◆ Aim:
Leave out the pictures, and retype only the lines from the beginning of the material through the line that contains "ylabel_x = [-0.094, -0.098]", including both.

* start Stored data *

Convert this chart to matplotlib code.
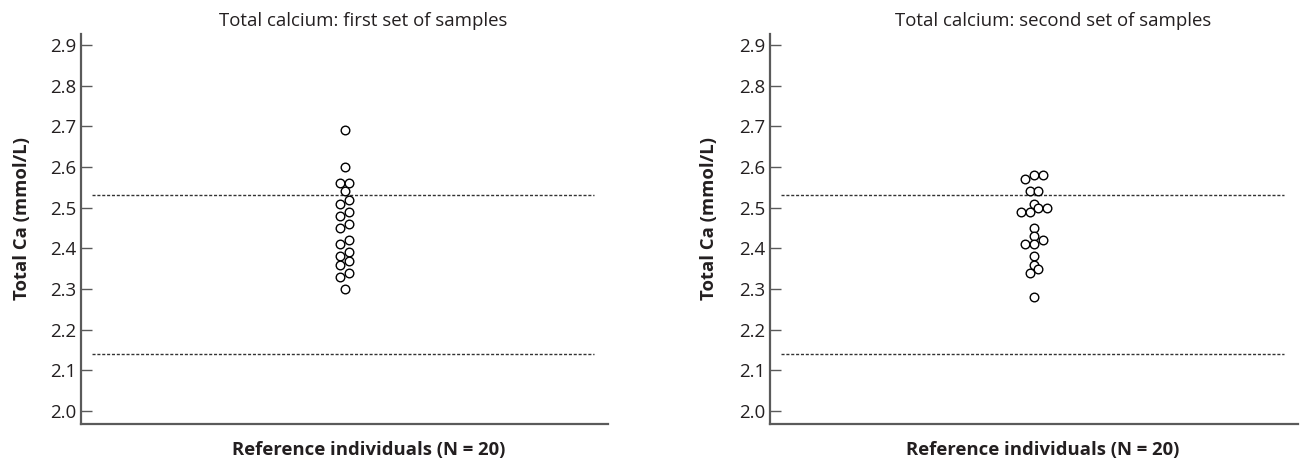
import numpy as np
import matplotlib
matplotlib.use("Agg")
import matplotlib.pyplot as plt

plt.rcParams["font.family"] = ["Open Sans", "DejaVu Sans"]

# total calcium (mmol/L), 20 reference individuals per set
first_set = [2.69, 2.60, 2.56, 2.56, 2.54, 2.52, 2.51, 2.49, 2.48, 2.46,
             2.45, 2.42, 2.41, 2.39, 2.38, 2.37, 2.36, 2.34, 2.33, 2.30]
second_set = [2.58, 2.58, 2.57, 2.54, 2.54, 2.51, 2.50, 2.50, 2.49, 2.49,
              2.45, 2.43, 2.42, 2.41, 2.41, 2.38, 2.36, 2.35, 2.34, 2.28]
titles = ["Total calcium: first set of samples",
          "Total calcium: second set of samples"]
ref_limits = [2.14, 2.53]
y_ticks = [2.0, 2.1, 2.2, 2.3, 2.4, 2.5, 2.6, 2.7, 2.8, 2.9]

TEXT = "#231f20"
AXIS = "#5a5a5a"


def dot_offsets(values, tol=0.015):
    """Group close values and spread each group symmetrically (units of one dot)."""
    values = np.asarray(values)
    order = np.argsort(values, kind="stable")
    groups = []
    for i in order:
        if groups and values[i] - values[groups[-1][0]] < tol:
            groups[-1].append(i)
        else:
            groups.append([i])
    off = np.zeros(len(values))
    for g in groups:
        n = len(g)
        for k, i in enumerate(g):
            off[i] = k - (n - 1) / 2
    return off


fig = plt.figure(figsize=(13, 4.63), dpi=100)
ax_boxes = [[0.0623, 0.0842, 0.4054, 0.8423],
            [0.5923, 0.0842, 0.4062, 0.8423]]
xlabel_x = [0.546, 0.517]
ylabel_x = [-0.094, -0.098]

for box, data, title, xlx, ylx in zip(ax_boxes, [first_set, second_set], titles,
                                      xlabel_x, ylabel_x):
    ax = fig.add_axes(box)
    ax.set_xlim(-1, 1)
    ax.set_ylim(1.968, 2.927)

    # dot spacing of ~8.8 px converted into data units
    px_per_unit = ax.transData.transform((1, 0))[0] - ax.transData.transform((0, 0))[0]
    step = 8.8 / px_per_unit
    xs = dot_offsets(data) * step
    ax.plot(xs, data, "o", ms=6.2, mfc="white", mec="black", mew=1.0,
            ls="none", zorder=3)

    for lim in ref_limits:
        ax.axhline(lim, xmin=0.021, xmax=0.973, color="#333333", lw=1.0,
                   ls=(0, (2.2, 1.3)), zorder=2)

    ax.set_yticks(y_ticks)
    ax.set_yticklabels([f"{t:.1f}" for t in y_ticks])
    ax.set_xticks([])
    ax.tick_params(axis="y", direction="in", length=8, width=1.0, color=AXIS,
                   pad=3.5, labelsize=13.5, labelcolor=TEXT)
    for side in ["top", "right"]:
        ax.spines[side].set_visible(False)
    for side in ["left", "bottom"]:
        ax.spines[side].set_color(AXIS)
        ax.spines[side].set_linewidth(1.6)

    ax.set_title(title, fontsize=13.4, color=TEXT, x=0.536, y=1.0, pad=6)
    ax.set_xlabel("Reference individuals (N = 20)", fontsize=13.3,
                  fontweight="bold", color=TEXT)
    ax.xaxis.set_label_coords(xlx, -0.044)
    ax.set_ylabel("Total Ca (mmol/L)", fontsize=13.3, fontweight="bold", color=TEXT)
    ax.yaxis.set_label_coords(ylx, 0.527)

fig.savefig("out.png", dpi=100)
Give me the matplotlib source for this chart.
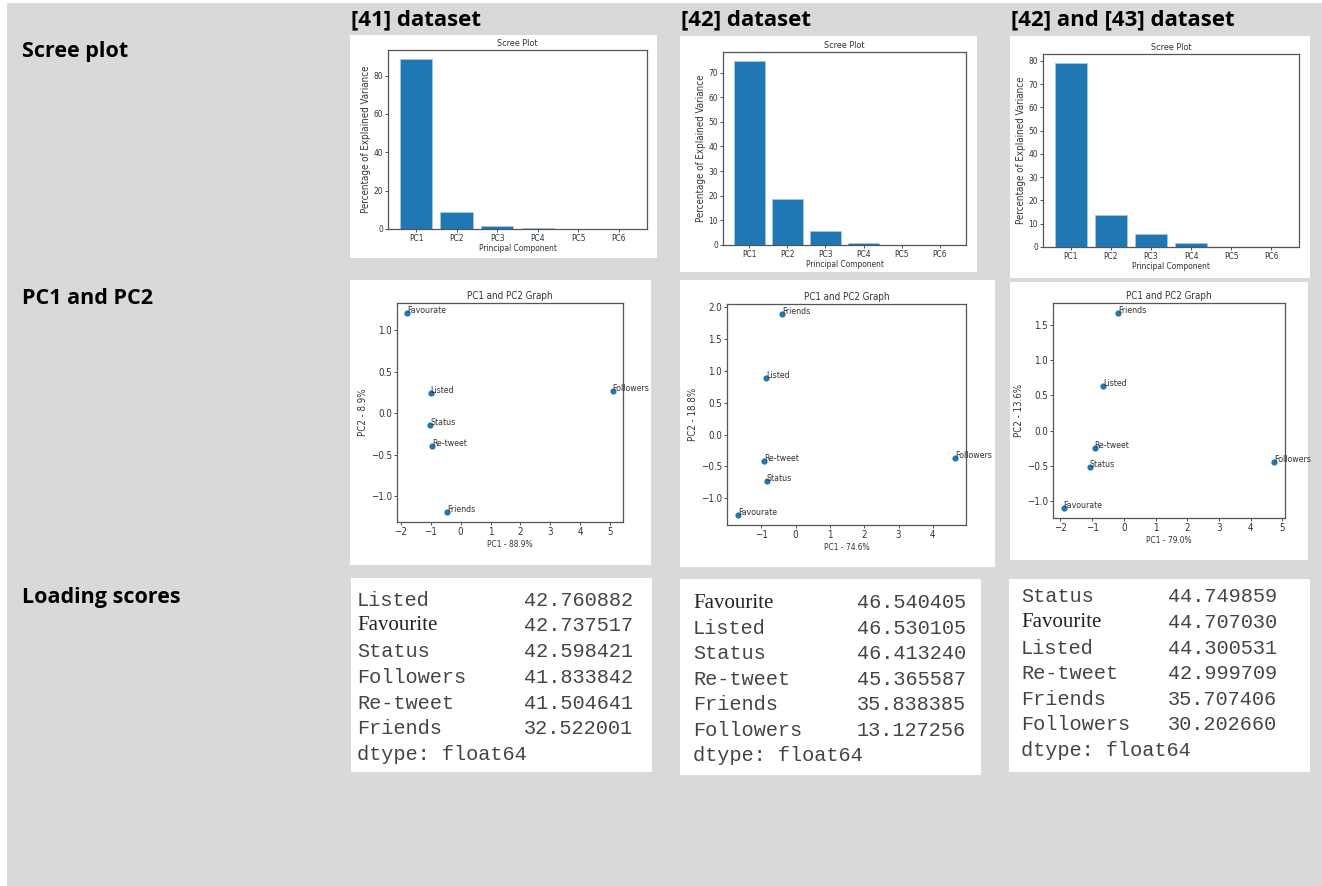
import matplotlib.pyplot as plt
from matplotlib.patches import Rectangle
from matplotlib.ticker import MultipleLocator

# figure size in pixels (dpi 100)
W, H = 1322, 886

# column headers and row titles
headers = ['[41] dataset', '[42] dataset', '[42] and [43] dataset']
row_titles = ['Scree plot', 'PC1 and PC2', 'Loading scores']

# scree plot values (% explained variance)
pcs = ['PC1', 'PC2', 'PC3', 'PC4', 'PC5', 'PC6']
scree_41 = [88.9, 8.9, 1.8, 0.4, 0.0, 0.0]
scree_42 = [74.6, 18.8, 5.7, 0.8, 0.1, 0.0]
scree_4243 = [79.0, 13.6, 5.8, 1.6, 0.0, 0.0]

# PC1 / PC2 scores per feature
features = ['Favourate', 'Listed', 'Status', 'Re-tweet', 'Friends', 'Followers']
pc1_41 = [-1.78, -1.00, -1.02, -0.95, -0.45, 5.08]
pc2_41 = [1.21, 0.24, -0.14, -0.39, -1.19, 0.27]
pc1_42 = [-1.68, -0.86, -0.84, -0.92, -0.38, 4.65]
pc2_42 = [-1.26, 0.88, -0.72, -0.42, 1.89, -0.36]
pc1_4243 = [-1.90, -0.65, -1.08, -0.92, -0.17, 4.75]
pc2_4243 = [-1.10, 0.63, -0.51, -0.24, 1.67, -0.45]
pc_var_41 = (88.9, 8.9)
pc_var_42 = (74.6, 18.8)
pc_var_4243 = (79.0, 13.6)

# loading scores
load_41_names = ['Listed', 'Favourite', 'Status', 'Followers', 'Re-tweet', 'Friends']
load_41_vals = [42.760882, 42.737517, 42.598421, 41.833842, 41.504641, 32.522001]
load_42_names = ['Favourite', 'Listed', 'Status', 'Re-tweet', 'Friends', 'Followers']
load_42_vals = [46.540405, 46.530105, 46.413240, 45.365587, 35.838385, 13.127256]
load_4243_names = ['Status', 'Favourite', 'Listed', 'Re-tweet', 'Friends', 'Followers']
load_4243_vals = [44.749859, 44.707030, 44.300531, 42.999709, 35.707406, 30.202660]

SMALL = dict(family='DejaVu Sans', stretch='condensed', color='#333333')


def box(l, t, r, b):
    # pixel box -> figure fraction [left, bottom, width, height]
    return [l / W, 1 - b / H, (r - l) / W, (b - t) / H]


def panel(l, t, r, b, color='white'):
    x0, y0, w, h = box(l, t, r, b)
    fig.add_artist(Rectangle((x0, y0), w, h, transform=fig.transFigure,
                             facecolor=color, edgecolor='none', zorder=0))


def ftext(x, y, s, **kw):
    fig.text(x / W, 1 - y / H, s, **kw)


def style_axes(ax, fs):
    for sp in ax.spines.values():
        sp.set_color('#555555')
        sp.set_linewidth(0.9)
    ax.tick_params(labelsize=fs, colors='#333333', length=2, width=0.6, pad=1.5)
    for lab in ax.get_xticklabels() + ax.get_yticklabels():
        lab.set_fontstretch('condensed')


fig = plt.figure(figsize=(W / 100, H / 100), dpi=100)
fig.patch.set_facecolor('white')
panel(7, 3, W, H, color='#d9d9d9')

# row titles and headers
for y, t in zip([52, 298, 598], row_titles):
    ftext(22, y, t, fontsize=15.5, fontweight='bold', family='Open Sans', va='center', color='black')
for x, t in zip([351, 681, 1011], headers):
    ftext(x, 20, t, fontsize=16, fontweight='bold', family='Open Sans', va='center', color='black')

# scree plots
scree_sets = [
    (scree_41, (350, 35, 657, 258), (388, 50, 647, 229)),
    (scree_42, (680, 36, 977, 272), (723, 52, 966, 245)),
    (scree_4243, (1010, 36, 1310, 278), (1043, 54, 1299, 247)),
]
for vals, wbox, abox in scree_sets:
    panel(*wbox)
    ax = fig.add_axes(box(*abox))
    ax.bar(pcs, vals, color='#1f77b4', edgecolor='#a9cbe6', linewidth=0.5)
    ax.set_title('Scree Plot', fontsize=6.5, pad=3, **SMALL)
    ax.set_ylabel('Percentage of Explained Variance', fontsize=7, labelpad=2, **SMALL)
    ax.set_xlabel('Principal Component', fontsize=6, labelpad=1, **SMALL)
    style_axes(ax, 6)

# PC1 vs PC2 plots
pc_sets = [
    (pc1_41, pc2_41, pc_var_41, (350, 280, 651, 565), (397, 303, 623, 522)),
    (pc1_42, pc2_42, pc_var_42, (680, 280, 995, 567), (727, 304, 966, 525)),
    (pc1_4243, pc2_4243, pc_var_4243, (1010, 282, 1308, 560), (1053, 303, 1285, 518)),
]
for xs, ys, var, wbox, abox in pc_sets:
    panel(*wbox)
    ax = fig.add_axes(box(*abox))
    ax.scatter(xs, ys, s=12, color='#1f77b4')
    for name, x, y in zip(features, xs, ys):
        ax.annotate(name, (x, y), fontsize=6.3, **SMALL)
    ax.set_title('PC1 and PC2 Graph', fontsize=7, pad=3, **SMALL)
    ax.set_xlabel(f'PC1 - {var[0]:.1f}%', fontsize=6, labelpad=2, **SMALL)
    ax.set_ylabel(f'PC2 - {var[1]:.1f}%', fontsize=7, labelpad=2, **SMALL)
    ax.xaxis.set_major_locator(MultipleLocator(1))
    ax.yaxis.set_major_locator(MultipleLocator(0.5))
    style_axes(ax, 7)

# loading score tables
load_sets = [
    (load_41_names, load_41_vals, (351, 578, 652, 772), 357, 633, 600, 25.8),
    (load_42_names, load_42_vals, (680, 579, 981, 775), 693, 966, 603, 25.4),
    (load_4243_names, load_4243_vals, (1009, 579, 1310, 772), 1021, 1277, 597, 25.6),
]
for names, vals, wbox, xl, xr, y0, dy in load_sets:
    panel(*wbox)
    for i, (n, v) in enumerate(zip(names, vals)):
        y = y0 + i * dy
        if n == 'Favourite':
            ftext(xl, y, n, fontsize=15, family='Liberation Serif', va='center', color='#222222')
        else:
            ftext(xl, y, n, fontsize=14.6, family='Liberation Mono', va='center', color='#444444')
        ftext(xr, y, f'{v:.6f}', fontsize=14.6, family='Liberation Mono', va='center',
              ha='right', color='#444444')
    ftext(xl, y0 + len(names) * dy, 'dtype: float64', fontsize=14.6,
          family='Liberation Mono', va='center', color='#444444')

fig.savefig('out.png', dpi=100, facecolor=fig.get_facecolor())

* end Stored data *

◆ Solution to this exercise:
Convert this chart to matplotlib code.
import numpy as np
import matplotlib
matplotlib.use("Agg")
import matplotlib.pyplot as plt

plt.rcParams["font.family"] = ["Open Sans", "DejaVu Sans"]

# total calcium (mmol/L), 20 reference individuals per set
first_set = [2.69, 2.60, 2.56, 2.56, 2.54, 2.52, 2.51, 2.49, 2.48, 2.46,
             2.45, 2.42, 2.41, 2.39, 2.38, 2.37, 2.36, 2.34, 2.33, 2.30]
second_set = [2.58, 2.58, 2.57, 2.54, 2.54, 2.51, 2.50, 2.50, 2.49, 2.49,
              2.45, 2.43, 2.42, 2.41, 2.41, 2.38, 2.36, 2.35, 2.34, 2.28]
titles = ["Total calcium: first set of samples",
          "Total calcium: second set of samples"]
ref_limits = [2.14, 2.53]
y_ticks = [2.0, 2.1, 2.2, 2.3, 2.4, 2.5, 2.6, 2.7, 2.8, 2.9]

TEXT = "#231f20"
AXIS = "#5a5a5a"


def dot_offsets(values, tol=0.015):
    """Group close values and spread each group symmetrically (units of one dot)."""
    values = np.asarray(values)
    order = np.argsort(values, kind="stable")
    groups = []
    for i in order:
        if groups and values[i] - values[groups[-1][0]] < tol:
            groups[-1].append(i)
        else:
            groups.append([i])
    off = np.zeros(len(values))
    for g in groups:
        n = len(g)
        for k, i in enumerate(g):
            off[i] = k - (n - 1) / 2
    return off


fig = plt.figure(figsize=(13, 4.63), dpi=100)
ax_boxes = [[0.0623, 0.0842, 0.4054, 0.8423],
            [0.5923, 0.0842, 0.4062, 0.8423]]
xlabel_x = [0.546, 0.517]
ylabel_x = [-0.094, -0.098]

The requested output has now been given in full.